新・桜部屋

主に伝統芸能観劇記。
その他鑑賞日記

大気を変える錬金術~ハーバー、ボッシュと化学の世紀

2010-09-05 22:56:37 | よみもの
トーマス・ヘイガー著 みすず書房 2010年5月刊
家で新聞を取っていないので,たまに実家で新聞の書評などを読むと世の中にこんな本が出回っているのかと興味津々です。
7月の新聞書評で見つけたあと地元の市立図書館を調べてみると予約がびっちり。県立図書館では在庫有りでしたので,ただちに借り出しました。
この本は化学のチカラで大気から窒素を取り出すことに成功したドイツの学者たちの物語であり,肥料(窒素)をめぐる大航海時代から2次大戦までの物語でもあります。グアノ(海鳥の糞)が最高の肥料になるという話は知っておりましたが,グアノを巡っての南米諸国の争いは初見。チリ硝石のブームについても同様。
まだまだ知らないことがあるものです。1次大戦によってまさに身ぐるみはがされたドイツがどのように賠償させられたかという点も化学工業の立場から語ってあるのが新しかった。民族を越え、すべからくドイツ的であった、あろうとした科学者の絶望と末期が哀しい。

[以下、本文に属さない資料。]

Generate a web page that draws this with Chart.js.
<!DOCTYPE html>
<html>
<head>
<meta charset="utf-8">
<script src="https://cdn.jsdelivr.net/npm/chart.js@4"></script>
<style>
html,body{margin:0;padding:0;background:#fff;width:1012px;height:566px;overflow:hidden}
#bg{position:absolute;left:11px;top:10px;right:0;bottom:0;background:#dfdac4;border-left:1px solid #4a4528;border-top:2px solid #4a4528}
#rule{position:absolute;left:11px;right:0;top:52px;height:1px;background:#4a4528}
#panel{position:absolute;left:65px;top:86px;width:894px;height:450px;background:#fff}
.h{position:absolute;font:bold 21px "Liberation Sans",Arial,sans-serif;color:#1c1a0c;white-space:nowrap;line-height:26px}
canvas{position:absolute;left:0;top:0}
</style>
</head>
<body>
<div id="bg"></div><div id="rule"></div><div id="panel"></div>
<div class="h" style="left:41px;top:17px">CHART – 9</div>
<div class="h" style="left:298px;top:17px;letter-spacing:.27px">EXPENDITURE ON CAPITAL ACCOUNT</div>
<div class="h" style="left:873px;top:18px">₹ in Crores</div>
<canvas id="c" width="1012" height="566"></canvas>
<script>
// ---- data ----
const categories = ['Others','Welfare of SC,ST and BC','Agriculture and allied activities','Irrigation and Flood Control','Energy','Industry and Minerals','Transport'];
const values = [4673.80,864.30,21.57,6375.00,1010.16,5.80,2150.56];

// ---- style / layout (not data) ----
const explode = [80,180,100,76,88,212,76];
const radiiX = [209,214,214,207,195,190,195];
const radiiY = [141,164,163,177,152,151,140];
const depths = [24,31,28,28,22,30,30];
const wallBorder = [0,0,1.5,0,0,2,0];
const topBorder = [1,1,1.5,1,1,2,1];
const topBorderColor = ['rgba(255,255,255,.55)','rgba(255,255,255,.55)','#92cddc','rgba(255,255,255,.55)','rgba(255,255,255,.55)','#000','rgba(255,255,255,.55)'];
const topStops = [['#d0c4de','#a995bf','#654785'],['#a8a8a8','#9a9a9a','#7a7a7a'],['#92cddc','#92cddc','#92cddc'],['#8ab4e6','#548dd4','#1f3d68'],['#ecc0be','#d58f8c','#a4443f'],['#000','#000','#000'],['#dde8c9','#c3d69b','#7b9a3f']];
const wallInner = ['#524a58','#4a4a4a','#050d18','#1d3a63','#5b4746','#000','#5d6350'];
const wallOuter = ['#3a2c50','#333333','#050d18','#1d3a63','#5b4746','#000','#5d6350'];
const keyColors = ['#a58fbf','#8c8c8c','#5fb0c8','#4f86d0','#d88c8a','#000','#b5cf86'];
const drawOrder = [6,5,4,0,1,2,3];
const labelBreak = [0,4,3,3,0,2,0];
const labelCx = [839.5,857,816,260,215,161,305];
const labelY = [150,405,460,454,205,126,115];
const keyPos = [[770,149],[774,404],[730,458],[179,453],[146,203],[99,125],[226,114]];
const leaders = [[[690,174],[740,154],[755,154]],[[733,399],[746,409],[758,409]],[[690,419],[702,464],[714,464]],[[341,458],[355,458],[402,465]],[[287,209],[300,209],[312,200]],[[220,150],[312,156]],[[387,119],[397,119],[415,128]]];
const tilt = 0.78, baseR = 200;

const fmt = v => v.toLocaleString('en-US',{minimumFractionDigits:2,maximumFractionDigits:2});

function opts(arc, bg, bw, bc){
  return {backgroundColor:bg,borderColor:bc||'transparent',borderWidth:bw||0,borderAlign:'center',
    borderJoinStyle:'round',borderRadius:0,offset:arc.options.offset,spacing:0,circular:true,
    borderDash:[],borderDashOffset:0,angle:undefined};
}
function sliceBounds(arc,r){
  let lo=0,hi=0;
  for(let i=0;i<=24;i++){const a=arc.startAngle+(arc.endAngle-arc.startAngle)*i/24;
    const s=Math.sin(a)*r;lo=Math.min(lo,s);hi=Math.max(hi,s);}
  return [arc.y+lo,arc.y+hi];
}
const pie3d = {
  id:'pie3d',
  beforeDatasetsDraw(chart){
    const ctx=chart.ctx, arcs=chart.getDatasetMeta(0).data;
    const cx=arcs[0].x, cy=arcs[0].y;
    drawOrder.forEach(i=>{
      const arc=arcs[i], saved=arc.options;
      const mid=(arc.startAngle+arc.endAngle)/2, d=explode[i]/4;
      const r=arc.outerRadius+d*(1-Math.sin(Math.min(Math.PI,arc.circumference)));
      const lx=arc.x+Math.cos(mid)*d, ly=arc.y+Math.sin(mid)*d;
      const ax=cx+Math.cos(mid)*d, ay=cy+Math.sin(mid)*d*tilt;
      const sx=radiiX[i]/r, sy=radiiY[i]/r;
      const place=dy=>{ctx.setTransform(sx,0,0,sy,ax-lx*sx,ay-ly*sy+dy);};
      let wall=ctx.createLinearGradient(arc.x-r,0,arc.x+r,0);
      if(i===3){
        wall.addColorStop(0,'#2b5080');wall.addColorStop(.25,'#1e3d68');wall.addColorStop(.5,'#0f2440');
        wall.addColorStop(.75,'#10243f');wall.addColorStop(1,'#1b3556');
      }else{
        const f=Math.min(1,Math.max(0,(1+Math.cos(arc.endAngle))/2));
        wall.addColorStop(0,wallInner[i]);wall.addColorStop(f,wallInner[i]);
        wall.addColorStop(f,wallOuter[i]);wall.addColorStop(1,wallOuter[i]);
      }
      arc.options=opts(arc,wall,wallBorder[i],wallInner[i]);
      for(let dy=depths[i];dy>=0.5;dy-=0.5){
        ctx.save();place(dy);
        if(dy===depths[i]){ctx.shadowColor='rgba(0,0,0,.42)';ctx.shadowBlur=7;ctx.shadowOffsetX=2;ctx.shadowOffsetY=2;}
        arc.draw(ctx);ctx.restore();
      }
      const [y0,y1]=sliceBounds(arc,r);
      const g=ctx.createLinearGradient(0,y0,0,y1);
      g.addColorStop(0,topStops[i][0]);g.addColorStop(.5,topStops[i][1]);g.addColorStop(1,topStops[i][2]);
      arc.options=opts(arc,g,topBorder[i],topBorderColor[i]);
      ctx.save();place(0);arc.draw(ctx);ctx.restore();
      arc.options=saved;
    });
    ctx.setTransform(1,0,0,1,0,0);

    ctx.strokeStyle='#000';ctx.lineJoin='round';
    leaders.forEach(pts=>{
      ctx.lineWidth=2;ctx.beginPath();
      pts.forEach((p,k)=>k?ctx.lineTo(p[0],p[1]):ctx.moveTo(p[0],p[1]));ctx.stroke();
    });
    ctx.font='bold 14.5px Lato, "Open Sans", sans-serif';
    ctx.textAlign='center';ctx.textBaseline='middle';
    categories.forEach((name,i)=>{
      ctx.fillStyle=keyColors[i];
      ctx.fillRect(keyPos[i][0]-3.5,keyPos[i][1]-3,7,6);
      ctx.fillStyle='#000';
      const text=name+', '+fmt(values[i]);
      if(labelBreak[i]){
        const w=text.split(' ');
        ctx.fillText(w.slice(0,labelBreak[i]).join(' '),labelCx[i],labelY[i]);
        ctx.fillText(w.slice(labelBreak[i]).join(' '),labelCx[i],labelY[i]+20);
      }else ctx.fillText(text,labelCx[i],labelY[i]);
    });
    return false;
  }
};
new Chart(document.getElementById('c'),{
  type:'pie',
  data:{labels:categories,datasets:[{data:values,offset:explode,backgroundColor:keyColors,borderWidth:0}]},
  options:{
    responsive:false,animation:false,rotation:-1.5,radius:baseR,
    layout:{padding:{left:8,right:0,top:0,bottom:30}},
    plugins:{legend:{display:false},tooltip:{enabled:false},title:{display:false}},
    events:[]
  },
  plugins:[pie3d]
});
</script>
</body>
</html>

和泉の国の青春 宮本常一 2010年5月刊 八坂書房

2010-09-04 22:39:59 | よみもの
民俗学者,宮本常一の若き日の文章。貧しさのなかで押しつぶされていく幼ない魂を記録するという行為がすでに民俗学の萌芽であり,
宮本が記録することで学問としてひとつのジャンルを形成しているようです。おちついた藤色の表紙に宮本がこちらを向いた写真の装丁。
手にとって読んで知った存在は,私の中にも生きていくのではないかと思われます。

「土の文明史」D.モンゴメリー著,築地書館

2010-05-15 17:39:02 | よみもの
 原題は「Dirt:The Erosion of Civillization」土というよりも泥。いつも疑問に思っていた「4大文明の発祥地が本当に緑に覆われていたのか?」について,「古代文明がいかにして滅んでいったのか」という形で回答してくれています。豊かに見える熱帯の土壌は実に薄く脆弱であり,表土は僅か数年で流れさってしまうために恐ろしい早さで荒廃していくそうです。金肥の伝統がある日本に育ったので,著者が熱く語る畜肥の効用の素晴らしさについては「それって世界の常識ではなかったんだ」と驚きました。何年か前に雨期のミャンマーを訪れたとき,国内線の飛行機から見たミャンマーの国土はまさに水浸しでした。これこそがメコンデルタ有数の米処,ミャンマーの豊饒の大地の秘密だったのですね。有名なナイルの氾濫はああいうものだったのかと認識を新たにしました。

満洲鉄道まぼろし旅行  川村 湊 (著)

2009-05-13 21:56:12 | よみもの
 神戸から船で大連へ渡り、満鉄を利用しての移動。各地のヤマトホテルを泊まり歩いて満州観光を楽しむ。
まぼろし旅行ですが、ベースになっている旅行者の記録や写真は実際のものであるので虚と実が入り交じる不思議な感覚を味わうことのできる1冊でした。
満州という国民無き国家を創りあげた暗い情熱とのちに起こる悲劇。
 ふと、先日の北海道旅行の際に出会った女性の事など思い出しました。
「私は好き放題に生きてきたのよ。若い頃には満州にも行ったわ、夫とは大恋愛の末一緒になったの。我が人生に一点の悔い無し!なのよ」
・・・あなたは覇王ラオウ様ですか?という突っ込みは置いておいて、人生終盤に於いてのあの瞳の輝き。
満州という言葉の歪な魅力は今なお生きているようでした。

大暴落1929 ジョン・K・ガルブレイス著 (日経BPクラシックス)

2009-05-10 21:57:27 | よみもの
サブプライムローン問題から話題に上ることの多くなった金融工学とかローンの証券化とか、最近の金融は複雑すぎると思いましたが、
90年前に編み出されたテクニックでも私には理解不能でした。私が理解できる限界が空売りです。
作者は1950年代にこの本を書き上げ、上梓。そしてまた日本での再発行が2009年。
作者は2006年に亡くなっておられますが、やっぱりね:という後書きが読めるような気がしました。